Brazil, which has alternated between military dictatorships and democracy since the fall of the imperial monarchy in 1889, has a long history of election fraud. A judge in this state of cows and grains was killed for contesting the results in one local election. Pre-urnas elections were easier to rig, said Daniel Wobeto, chief of technical operations at the electoral commission in Rio Grande do Sul. "Paper ballots were stuffed in canvas pouches, and people would switch ballots from one candidate's pile and put it in another pile," he said.
First introduced in some precincts in 1996, urnas were used in all precincts in 2000. Voting officials took them on road shows, setting them up in bus and train stations and banks so Brazilians could have easy access to them.
Voters punch in digits for their candidate of choice (lists with numbers that match candidates' names are available at precincts). The name and a picture of the candidate appear after the number is punched in. Voters confirm their votes by pressing a green button.
There's no turning back once the green button has been pressed -- one of the system's drawbacks, said Wobeto.

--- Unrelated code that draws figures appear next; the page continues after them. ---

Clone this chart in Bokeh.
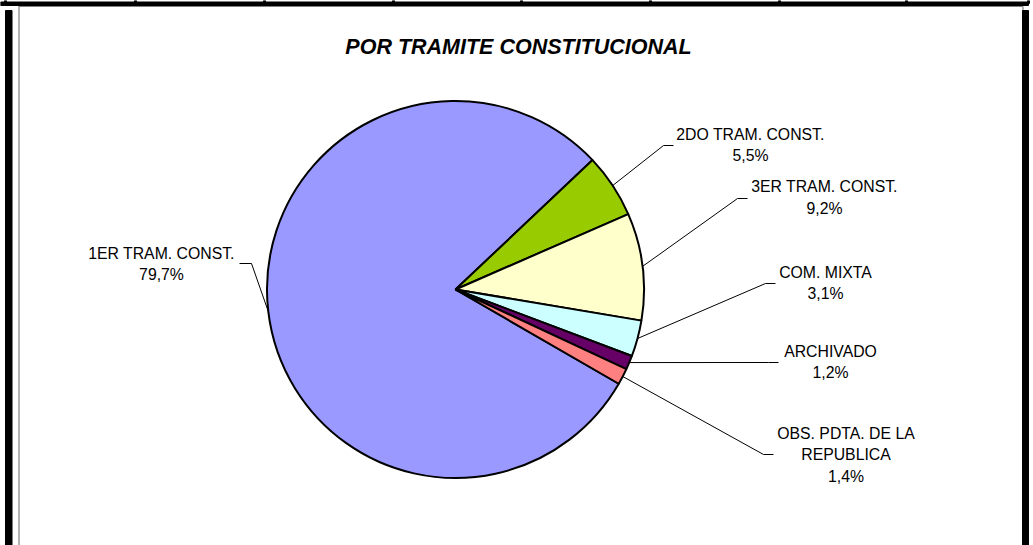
import math
from bokeh.plotting import figure
from bokeh.models import Range1d
from bokeh.core.properties import value
from bokeh.embed import file_html
from bokeh.resources import INLINE

# ---- data ----
categories = ["1ER TRAM. CONST.", "2DO TRAM. CONST.", "3ER TRAM. CONST.",
              "COM. MIXTA", "ARCHIVADO", "OBS. PDTA. DE LA\nREPUBLICA"]
percentages = [79.7, 5.5, 9.2, 3.1, 1.2, 1.4]
colors = ["#9999FF", "#99CC00", "#FFFFCC", "#CCFFFF", "#660066", "#FF8080"]
title_text = "POR TRAMITE CONSTITUCIONAL"

# ---- layout (page pixel coordinates) ----
W, H = 1033, 545
def Y(py):
    return H - py

CX, CY, R = 455, 289, 188.5
START = 330.0
FONT = value("Liberation Sans")
LABEL_SIZE = "15.8px"
LINE_STEP = 21.5

# label anchor (center of first line) and leader elbow/end per category
label_pos = [(161, 252.5), (750, 133.5), (824, 186), (825, 271.5), (830, 350.5), (845.5, 432.5)]
leader_elbow = [(251, 263), (663, 145), (737, 198), (765, 283), (768, 362), (763, 454)]
leader_end = [(239, 263), (673, 145), (747, 198), (775, 283), (778, 362), (773, 454)]

total = sum(percentages)
starts, ends, mids = [], [], []
acc = 0.0
for v in percentages:
    a0 = START - acc / total * 360.0
    acc += v
    a1 = START - acc / total * 360.0
    starts.append(a0)
    ends.append(a1)
    mids.append((a0 + a1) / 2.0)

p = figure(width=W, height=H, x_range=Range1d(0, W), y_range=Range1d(0, H),
           output_backend="svg", toolbar_location=None, min_border=0,
           x_axis_location=None, y_axis_location=None)
p.grid.visible = False
p.outline_line_color = None
p.background_fill_color = "white"
p.border_fill_color = "white"

# ---- frame (spreadsheet cell borders + chart area border) ----
ticks = [5, 135, 264, 393, 521, 650, 779, 906, 1028]
p.quad(left=[t - 1 for t in ticks], right=[t + 1 for t in ticks],
       top=[Y(0)] * len(ticks), bottom=[Y(3)] * len(ticks), color="black")
p.quad(left=[0], right=[1028], top=[Y(1.5)], bottom=[Y(5)], color="black")
p.segment(x0=[18, 18.5, 1022.5], y0=[Y(6), Y(6), Y(6)],
          x1=[1022.5, 18.5, 1022.5], y1=[Y(6), Y(545), Y(545)],
          line_color="#808080", line_width=1.2)
p.quad(left=[5, 1022], right=[11.5, 1028], top=[Y(10), Y(10)], bottom=[Y(545), Y(545)],
       color="black")

# ---- title ----
p.text(x=[518], y=[Y(46)], text=[title_text], text_font=FONT,
       text_font_size="21.5px", text_font_style="bold italic",
       text_align="center", text_baseline="middle", text_color="black")

# ---- pie ----
n = len(percentages)
p.wedge(x=[CX] * n, y=[Y(CY)] * n, radius=R, start_angle=starts, end_angle=ends,
        start_angle_units="deg", end_angle_units="deg", direction="clock",
        fill_color=colors, line_color="black", line_width=2)

# ---- leader lines ----
xs, ys = [], []
for i in range(n):
    a = math.radians(mids[i])
    ax, ay = CX + R * math.cos(a), CY - R * math.sin(a)
    ex, ey = leader_elbow[i]
    fx, fy = leader_end[i]
    xs.append([ax, ex, fx])
    ys.append([Y(ay), Y(ey), Y(fy)])
p.multi_line(xs=xs, ys=ys, line_color="black", line_width=1)

# ---- labels ----
tx, ty, tt = [], [], []
for i in range(n):
    lines = categories[i].split("\n") + [("%.1f%%" % percentages[i]).replace(".", ",")]
    lx, ly = label_pos[i]
    for k, s in enumerate(lines):
        tx.append(lx)
        ty.append(Y(ly + k * LINE_STEP))
        tt.append(s)
p.text(x=tx, y=ty, text=tt, text_font=FONT, text_font_size=LABEL_SIZE,
       text_align="center", text_baseline="middle", text_color="black")

open("out.html", "w").write(file_html(p, INLINE))
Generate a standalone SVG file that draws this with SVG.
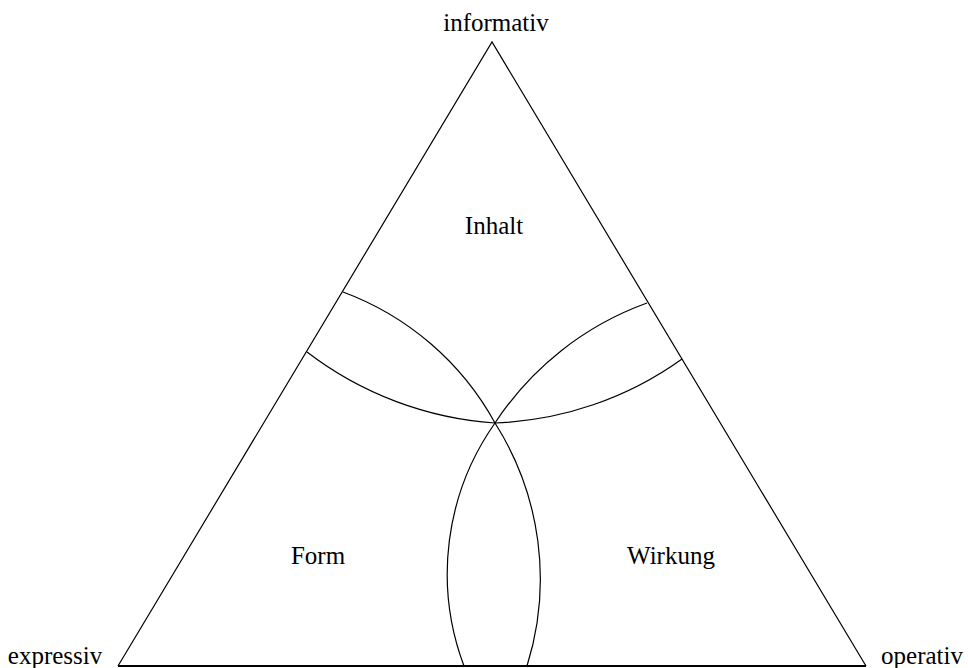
<svg xmlns="http://www.w3.org/2000/svg" width="968" height="668" viewBox="0 0 968 668">
<style>
.ln{fill:none;stroke:#000;stroke-width:1.2}
.t{font-family:"Liberation Serif","Times New Roman",serif;font-size:25px;fill:#000;text-anchor:middle}
</style>
<rect width="968" height="668" fill="#fff"/>
<g id="triangle">
<path class="ln" d="M118,666 L492,42 L866,666"/>
<line x1="118" y1="666" x2="866" y2="666" stroke="#000" stroke-width="2"/>
</g>
<g id="arcs">
<path class="ln" d="M343,292 A287,287 0 0 1 495,423"/>
<path class="ln" d="M307,352 A348,348 0 0 0 495,423"/>
<path class="ln" d="M647,303 A306,306 0 0 0 495,423"/>
<path class="ln" d="M682,359 A342,342 0 0 1 495,423"/>
<path class="ln" d="M495,423 A262,262 0 0 0 464,666"/>
<path class="ln" d="M495,423 A291,291 0 0 1 527,666"/>
</g>
<g id="labels">
<text class="t" x="496" y="31">informativ</text>
<text class="t" x="494" y="234">Inhalt</text>
<text class="t" x="318" y="564">Form</text>
<text class="t" x="671" y="564">Wirkung</text>
<text class="t" x="55" y="664">expressiv</text>
<text class="t" x="922" y="664">operativ</text>
</g>
</svg>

Before elections, machine software is posted on the Internet, Wobeto said. Voting data on machines is stored on a floppy disk inserted at the back of each machine box and sealed inside with tamper-evident tape.
The machines generally inspire confidence among Brazil's multiple parties, but doing away with printed receipts unnerves some.
"For me, ideally you would have the printout as a backup," said Adel Braga, a political aide in Porto Alegre with Brazil's Partido Democratico Trabalhista (Democratic Worker's Party). Unlike other political parties, the PDT still uses paper ballots for its internal elections, and its national leader, Leonel Brizola, has criticized the electronic voting machines, saying they can be manipulated.
Wobeto said the urnas aren't flawless, but they're a leap ahead of paper balloting, which corrupt political bosses found easy to foil.
"There is no perfect solution," he said. "Every system has trade-offs."